# DATASET ENTRIES
================================

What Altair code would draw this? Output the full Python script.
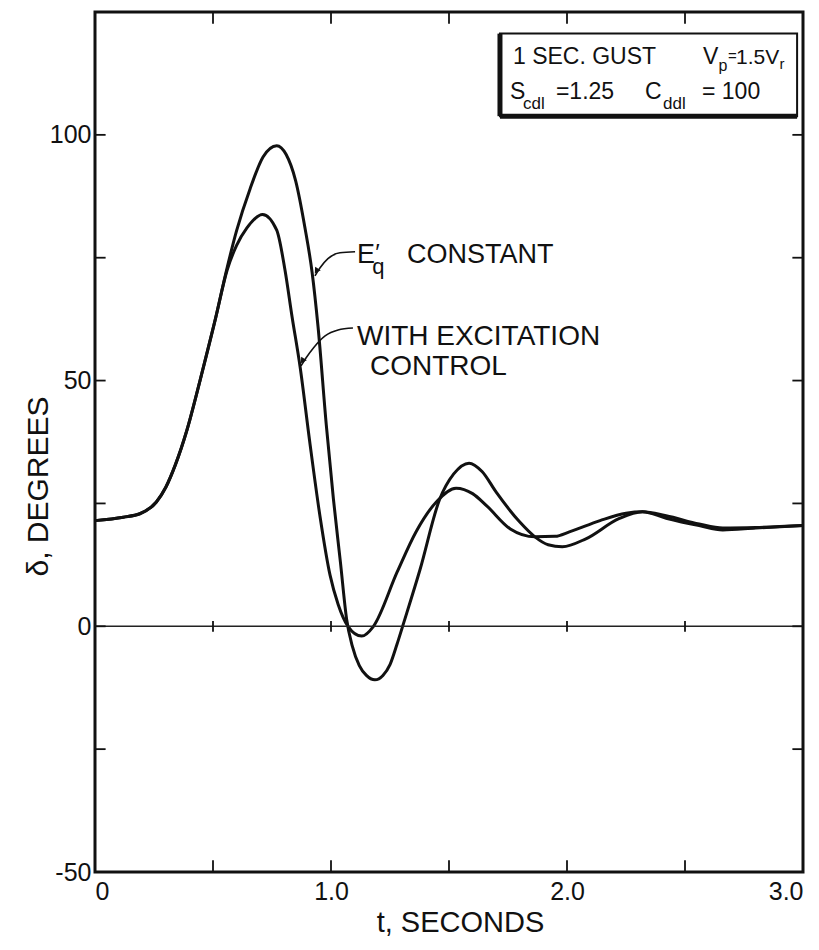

================================

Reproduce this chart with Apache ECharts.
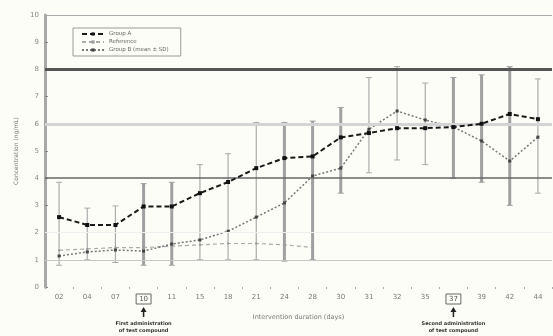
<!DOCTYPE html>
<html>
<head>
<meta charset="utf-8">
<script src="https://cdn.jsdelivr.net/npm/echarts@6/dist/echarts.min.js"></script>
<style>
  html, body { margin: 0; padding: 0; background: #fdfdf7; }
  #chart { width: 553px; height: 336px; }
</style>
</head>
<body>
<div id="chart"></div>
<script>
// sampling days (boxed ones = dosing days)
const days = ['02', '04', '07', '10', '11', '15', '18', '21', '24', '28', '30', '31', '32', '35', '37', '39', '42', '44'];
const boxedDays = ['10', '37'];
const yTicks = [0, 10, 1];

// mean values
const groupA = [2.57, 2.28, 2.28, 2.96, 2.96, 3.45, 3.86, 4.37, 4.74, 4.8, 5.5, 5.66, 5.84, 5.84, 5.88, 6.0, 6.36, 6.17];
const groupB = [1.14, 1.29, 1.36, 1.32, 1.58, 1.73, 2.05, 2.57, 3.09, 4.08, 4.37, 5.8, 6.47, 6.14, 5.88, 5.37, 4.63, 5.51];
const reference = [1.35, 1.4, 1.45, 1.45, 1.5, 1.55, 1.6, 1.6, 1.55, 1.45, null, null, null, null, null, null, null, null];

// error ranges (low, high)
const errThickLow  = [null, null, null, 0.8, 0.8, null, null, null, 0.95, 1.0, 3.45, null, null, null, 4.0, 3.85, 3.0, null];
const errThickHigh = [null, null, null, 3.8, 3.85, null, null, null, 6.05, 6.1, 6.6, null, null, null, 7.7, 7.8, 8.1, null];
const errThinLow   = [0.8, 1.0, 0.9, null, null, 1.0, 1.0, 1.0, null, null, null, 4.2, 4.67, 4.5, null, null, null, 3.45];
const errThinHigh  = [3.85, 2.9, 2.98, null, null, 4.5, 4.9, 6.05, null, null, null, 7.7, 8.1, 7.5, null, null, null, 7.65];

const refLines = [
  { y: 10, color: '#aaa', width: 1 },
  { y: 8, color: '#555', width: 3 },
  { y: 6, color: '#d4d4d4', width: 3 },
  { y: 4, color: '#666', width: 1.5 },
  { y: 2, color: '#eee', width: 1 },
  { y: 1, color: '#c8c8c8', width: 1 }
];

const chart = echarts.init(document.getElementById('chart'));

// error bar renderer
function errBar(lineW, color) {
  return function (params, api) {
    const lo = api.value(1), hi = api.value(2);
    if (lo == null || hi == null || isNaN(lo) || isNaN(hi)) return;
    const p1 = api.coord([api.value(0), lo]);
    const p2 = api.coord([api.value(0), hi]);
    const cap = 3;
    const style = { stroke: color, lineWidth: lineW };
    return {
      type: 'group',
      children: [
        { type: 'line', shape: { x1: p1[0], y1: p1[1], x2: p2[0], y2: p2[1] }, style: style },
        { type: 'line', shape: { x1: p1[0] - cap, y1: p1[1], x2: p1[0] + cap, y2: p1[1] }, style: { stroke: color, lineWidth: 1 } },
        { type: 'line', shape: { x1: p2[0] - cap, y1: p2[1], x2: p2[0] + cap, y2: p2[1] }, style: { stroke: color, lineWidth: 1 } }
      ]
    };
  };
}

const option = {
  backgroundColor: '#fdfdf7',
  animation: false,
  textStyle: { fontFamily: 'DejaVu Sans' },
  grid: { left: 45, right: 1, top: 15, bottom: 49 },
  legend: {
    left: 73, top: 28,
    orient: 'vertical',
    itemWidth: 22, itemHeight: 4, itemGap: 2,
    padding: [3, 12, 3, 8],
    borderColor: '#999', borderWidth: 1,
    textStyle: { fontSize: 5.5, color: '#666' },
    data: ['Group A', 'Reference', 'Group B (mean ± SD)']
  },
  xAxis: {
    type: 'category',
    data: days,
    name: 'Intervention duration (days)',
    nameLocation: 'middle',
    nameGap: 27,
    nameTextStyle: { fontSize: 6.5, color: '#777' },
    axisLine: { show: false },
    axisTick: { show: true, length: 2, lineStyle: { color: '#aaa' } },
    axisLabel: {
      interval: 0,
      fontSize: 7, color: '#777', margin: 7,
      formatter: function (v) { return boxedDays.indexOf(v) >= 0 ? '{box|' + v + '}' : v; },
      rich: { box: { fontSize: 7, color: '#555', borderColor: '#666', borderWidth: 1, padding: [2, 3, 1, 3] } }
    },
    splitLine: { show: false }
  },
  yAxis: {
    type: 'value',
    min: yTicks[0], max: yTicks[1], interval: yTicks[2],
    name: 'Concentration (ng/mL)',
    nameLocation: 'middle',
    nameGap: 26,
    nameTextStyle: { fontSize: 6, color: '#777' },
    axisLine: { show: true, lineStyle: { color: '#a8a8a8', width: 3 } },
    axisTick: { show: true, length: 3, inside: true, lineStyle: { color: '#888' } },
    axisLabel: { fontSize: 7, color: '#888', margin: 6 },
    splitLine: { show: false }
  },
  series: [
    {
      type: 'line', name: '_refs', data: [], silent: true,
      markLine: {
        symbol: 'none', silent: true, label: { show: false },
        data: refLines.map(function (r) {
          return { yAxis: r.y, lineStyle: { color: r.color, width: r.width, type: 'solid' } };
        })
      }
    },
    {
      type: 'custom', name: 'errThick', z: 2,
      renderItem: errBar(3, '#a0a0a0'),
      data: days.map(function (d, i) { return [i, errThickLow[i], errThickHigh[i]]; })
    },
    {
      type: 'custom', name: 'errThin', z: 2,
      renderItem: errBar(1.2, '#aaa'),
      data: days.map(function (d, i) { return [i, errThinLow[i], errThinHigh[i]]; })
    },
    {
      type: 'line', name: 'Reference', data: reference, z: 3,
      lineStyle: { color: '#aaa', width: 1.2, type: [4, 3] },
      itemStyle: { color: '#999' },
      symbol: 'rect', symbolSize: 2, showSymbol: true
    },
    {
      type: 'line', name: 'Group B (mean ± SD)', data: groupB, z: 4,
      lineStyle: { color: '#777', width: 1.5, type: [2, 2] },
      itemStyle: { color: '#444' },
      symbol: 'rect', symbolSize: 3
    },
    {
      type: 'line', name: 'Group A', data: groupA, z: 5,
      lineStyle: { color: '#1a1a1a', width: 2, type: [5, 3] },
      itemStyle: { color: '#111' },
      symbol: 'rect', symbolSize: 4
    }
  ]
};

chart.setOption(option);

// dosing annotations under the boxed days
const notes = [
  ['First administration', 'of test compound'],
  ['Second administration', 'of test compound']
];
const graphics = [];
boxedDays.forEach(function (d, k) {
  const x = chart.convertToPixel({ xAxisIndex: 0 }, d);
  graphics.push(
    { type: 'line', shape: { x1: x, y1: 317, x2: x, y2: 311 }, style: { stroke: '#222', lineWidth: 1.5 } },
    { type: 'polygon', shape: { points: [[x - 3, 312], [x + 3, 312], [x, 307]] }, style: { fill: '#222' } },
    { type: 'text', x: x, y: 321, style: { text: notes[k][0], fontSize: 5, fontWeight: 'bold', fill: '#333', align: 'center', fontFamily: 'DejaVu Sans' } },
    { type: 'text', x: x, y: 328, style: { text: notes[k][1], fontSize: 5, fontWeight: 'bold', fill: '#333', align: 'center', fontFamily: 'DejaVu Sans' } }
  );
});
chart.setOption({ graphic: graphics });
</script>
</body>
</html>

================================

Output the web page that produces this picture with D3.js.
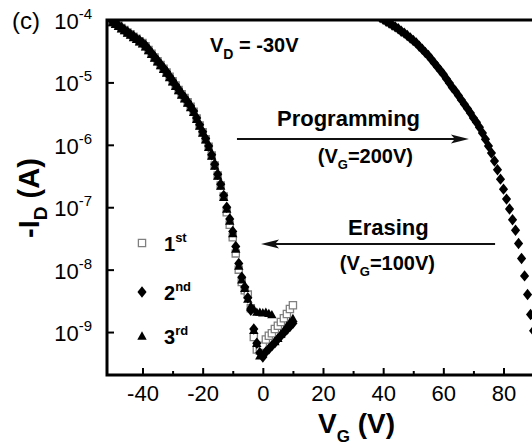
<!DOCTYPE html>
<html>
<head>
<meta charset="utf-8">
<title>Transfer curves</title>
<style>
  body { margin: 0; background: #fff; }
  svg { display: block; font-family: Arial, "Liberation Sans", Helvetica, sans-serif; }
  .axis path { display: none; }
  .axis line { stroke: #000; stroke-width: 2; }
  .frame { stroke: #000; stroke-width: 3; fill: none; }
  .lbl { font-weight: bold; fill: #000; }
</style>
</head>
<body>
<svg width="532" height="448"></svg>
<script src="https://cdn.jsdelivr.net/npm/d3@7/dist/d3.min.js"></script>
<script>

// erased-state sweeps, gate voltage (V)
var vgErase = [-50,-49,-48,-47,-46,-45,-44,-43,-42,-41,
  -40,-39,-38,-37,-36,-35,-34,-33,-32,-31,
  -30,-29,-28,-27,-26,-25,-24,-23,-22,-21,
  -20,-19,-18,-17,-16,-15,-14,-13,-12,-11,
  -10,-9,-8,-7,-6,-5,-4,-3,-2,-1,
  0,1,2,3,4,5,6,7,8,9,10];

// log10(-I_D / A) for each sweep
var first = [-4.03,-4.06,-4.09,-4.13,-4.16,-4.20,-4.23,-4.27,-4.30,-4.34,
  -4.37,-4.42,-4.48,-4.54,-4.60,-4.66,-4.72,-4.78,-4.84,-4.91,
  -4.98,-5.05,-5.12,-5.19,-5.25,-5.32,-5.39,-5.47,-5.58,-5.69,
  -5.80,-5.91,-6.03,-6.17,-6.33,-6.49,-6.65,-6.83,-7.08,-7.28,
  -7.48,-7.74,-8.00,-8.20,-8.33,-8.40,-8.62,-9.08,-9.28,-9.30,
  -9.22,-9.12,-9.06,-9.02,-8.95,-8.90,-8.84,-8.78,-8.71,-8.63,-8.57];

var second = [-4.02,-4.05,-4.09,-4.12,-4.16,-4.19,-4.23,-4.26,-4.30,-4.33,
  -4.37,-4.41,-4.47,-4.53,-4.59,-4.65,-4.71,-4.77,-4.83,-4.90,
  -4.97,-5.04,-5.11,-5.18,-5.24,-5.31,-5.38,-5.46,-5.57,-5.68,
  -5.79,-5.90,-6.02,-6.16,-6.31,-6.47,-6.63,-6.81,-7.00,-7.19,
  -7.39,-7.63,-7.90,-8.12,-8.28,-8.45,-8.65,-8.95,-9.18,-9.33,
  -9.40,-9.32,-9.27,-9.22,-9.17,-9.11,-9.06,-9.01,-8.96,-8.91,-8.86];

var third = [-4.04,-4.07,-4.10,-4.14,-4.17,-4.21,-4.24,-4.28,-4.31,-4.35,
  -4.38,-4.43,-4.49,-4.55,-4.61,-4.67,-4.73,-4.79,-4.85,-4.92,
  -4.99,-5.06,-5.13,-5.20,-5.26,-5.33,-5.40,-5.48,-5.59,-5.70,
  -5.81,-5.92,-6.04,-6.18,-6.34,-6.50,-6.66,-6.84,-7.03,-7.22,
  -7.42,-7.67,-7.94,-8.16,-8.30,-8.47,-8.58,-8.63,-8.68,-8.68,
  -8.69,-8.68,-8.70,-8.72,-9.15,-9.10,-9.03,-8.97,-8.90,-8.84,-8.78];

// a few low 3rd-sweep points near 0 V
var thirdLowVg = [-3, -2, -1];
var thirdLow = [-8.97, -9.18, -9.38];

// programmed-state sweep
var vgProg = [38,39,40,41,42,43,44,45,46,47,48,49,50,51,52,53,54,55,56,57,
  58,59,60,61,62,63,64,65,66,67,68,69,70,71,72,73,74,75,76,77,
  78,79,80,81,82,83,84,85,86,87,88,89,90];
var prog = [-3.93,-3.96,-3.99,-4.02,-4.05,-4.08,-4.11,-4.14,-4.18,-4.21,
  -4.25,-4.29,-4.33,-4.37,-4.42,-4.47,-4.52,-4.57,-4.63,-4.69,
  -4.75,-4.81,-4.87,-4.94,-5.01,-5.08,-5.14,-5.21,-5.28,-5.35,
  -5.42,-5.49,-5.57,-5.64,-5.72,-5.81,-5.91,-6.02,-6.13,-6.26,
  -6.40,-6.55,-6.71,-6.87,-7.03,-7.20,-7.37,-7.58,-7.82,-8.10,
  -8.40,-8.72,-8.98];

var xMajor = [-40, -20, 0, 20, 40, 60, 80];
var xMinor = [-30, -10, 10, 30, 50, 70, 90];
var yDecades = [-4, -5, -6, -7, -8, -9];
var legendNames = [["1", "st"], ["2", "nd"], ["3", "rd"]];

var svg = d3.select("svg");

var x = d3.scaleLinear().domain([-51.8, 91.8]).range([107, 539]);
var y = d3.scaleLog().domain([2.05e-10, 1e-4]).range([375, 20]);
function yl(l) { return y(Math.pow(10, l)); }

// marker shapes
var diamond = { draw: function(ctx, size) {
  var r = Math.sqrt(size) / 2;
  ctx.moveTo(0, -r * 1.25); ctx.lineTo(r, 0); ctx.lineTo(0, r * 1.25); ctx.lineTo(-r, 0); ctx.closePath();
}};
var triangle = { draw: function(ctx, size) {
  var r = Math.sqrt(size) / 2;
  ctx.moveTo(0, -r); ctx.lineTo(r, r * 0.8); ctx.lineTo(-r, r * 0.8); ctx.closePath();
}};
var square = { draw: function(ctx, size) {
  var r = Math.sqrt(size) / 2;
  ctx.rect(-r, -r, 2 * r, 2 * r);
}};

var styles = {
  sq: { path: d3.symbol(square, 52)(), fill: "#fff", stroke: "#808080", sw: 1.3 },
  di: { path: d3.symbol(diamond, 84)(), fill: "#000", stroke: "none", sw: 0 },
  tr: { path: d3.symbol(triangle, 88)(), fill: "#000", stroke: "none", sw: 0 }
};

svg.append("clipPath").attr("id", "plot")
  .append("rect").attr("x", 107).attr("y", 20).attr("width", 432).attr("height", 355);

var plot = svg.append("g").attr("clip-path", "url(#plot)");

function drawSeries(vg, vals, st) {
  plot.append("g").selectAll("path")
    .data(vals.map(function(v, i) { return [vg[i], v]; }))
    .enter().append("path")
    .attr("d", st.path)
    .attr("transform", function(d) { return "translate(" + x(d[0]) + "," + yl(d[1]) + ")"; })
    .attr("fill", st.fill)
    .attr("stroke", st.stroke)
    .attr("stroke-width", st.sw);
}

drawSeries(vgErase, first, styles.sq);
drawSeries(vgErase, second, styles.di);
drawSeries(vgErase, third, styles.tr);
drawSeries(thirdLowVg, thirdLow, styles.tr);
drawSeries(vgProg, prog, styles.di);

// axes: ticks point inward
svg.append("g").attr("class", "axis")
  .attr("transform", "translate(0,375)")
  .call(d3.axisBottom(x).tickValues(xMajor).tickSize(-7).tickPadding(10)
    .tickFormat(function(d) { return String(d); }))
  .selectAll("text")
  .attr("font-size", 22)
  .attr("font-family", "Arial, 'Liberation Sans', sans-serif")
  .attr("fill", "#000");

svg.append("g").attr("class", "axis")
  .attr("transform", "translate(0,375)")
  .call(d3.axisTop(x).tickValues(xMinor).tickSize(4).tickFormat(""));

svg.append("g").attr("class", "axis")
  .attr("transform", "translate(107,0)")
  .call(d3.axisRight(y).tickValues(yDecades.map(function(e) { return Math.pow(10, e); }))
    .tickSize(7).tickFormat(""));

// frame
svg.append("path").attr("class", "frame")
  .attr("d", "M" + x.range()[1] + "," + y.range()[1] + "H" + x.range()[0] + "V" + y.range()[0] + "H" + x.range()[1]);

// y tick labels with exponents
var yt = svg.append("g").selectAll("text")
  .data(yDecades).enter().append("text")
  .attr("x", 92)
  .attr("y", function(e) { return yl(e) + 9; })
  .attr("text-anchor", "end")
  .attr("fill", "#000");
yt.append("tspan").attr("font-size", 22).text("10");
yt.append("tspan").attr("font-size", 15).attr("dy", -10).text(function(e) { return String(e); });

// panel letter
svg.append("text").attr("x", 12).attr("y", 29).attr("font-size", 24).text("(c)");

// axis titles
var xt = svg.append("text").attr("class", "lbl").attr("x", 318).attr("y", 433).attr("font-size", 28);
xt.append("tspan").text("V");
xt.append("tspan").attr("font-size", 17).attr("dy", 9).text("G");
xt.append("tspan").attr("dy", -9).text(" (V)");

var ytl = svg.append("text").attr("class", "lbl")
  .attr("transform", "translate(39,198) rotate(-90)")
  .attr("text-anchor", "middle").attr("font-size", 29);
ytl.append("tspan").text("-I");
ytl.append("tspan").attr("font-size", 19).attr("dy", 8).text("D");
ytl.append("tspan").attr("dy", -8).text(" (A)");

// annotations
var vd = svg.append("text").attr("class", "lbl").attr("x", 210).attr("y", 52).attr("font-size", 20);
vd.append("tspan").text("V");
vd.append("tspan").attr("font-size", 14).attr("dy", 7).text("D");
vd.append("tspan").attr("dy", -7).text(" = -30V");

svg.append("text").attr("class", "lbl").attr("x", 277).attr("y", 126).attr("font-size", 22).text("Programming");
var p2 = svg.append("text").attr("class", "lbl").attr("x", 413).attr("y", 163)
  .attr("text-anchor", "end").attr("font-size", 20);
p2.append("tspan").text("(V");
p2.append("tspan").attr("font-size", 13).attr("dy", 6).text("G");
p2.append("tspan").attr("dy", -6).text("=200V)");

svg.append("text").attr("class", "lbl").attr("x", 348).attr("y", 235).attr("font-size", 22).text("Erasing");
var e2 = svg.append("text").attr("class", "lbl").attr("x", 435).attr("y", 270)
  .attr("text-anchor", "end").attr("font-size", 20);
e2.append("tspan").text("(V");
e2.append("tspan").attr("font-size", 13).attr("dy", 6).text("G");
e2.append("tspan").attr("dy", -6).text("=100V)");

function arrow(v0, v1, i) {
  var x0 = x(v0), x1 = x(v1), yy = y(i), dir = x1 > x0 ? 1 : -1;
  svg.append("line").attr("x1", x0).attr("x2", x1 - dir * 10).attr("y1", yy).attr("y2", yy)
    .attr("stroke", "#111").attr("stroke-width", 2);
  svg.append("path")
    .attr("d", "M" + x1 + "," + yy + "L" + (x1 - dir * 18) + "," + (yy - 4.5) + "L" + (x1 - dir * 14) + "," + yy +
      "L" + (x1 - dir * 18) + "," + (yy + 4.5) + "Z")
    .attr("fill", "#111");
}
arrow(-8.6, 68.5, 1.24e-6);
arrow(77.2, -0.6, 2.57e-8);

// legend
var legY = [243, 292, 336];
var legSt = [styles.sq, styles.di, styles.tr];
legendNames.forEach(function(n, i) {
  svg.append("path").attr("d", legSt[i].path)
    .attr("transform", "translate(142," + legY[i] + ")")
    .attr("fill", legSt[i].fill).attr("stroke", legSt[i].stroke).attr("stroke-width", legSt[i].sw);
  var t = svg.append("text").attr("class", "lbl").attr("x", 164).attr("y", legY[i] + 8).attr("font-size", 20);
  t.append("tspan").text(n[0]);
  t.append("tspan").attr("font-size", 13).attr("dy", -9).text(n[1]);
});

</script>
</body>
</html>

================================

# THE REQUEST
Copy down every line of the material above that includes the string "Output".

# SOLUTION FOR THIS PROBLEM
What Altair code would draw this? Output the full Python script.
Output the web page that produces this picture with D3.js.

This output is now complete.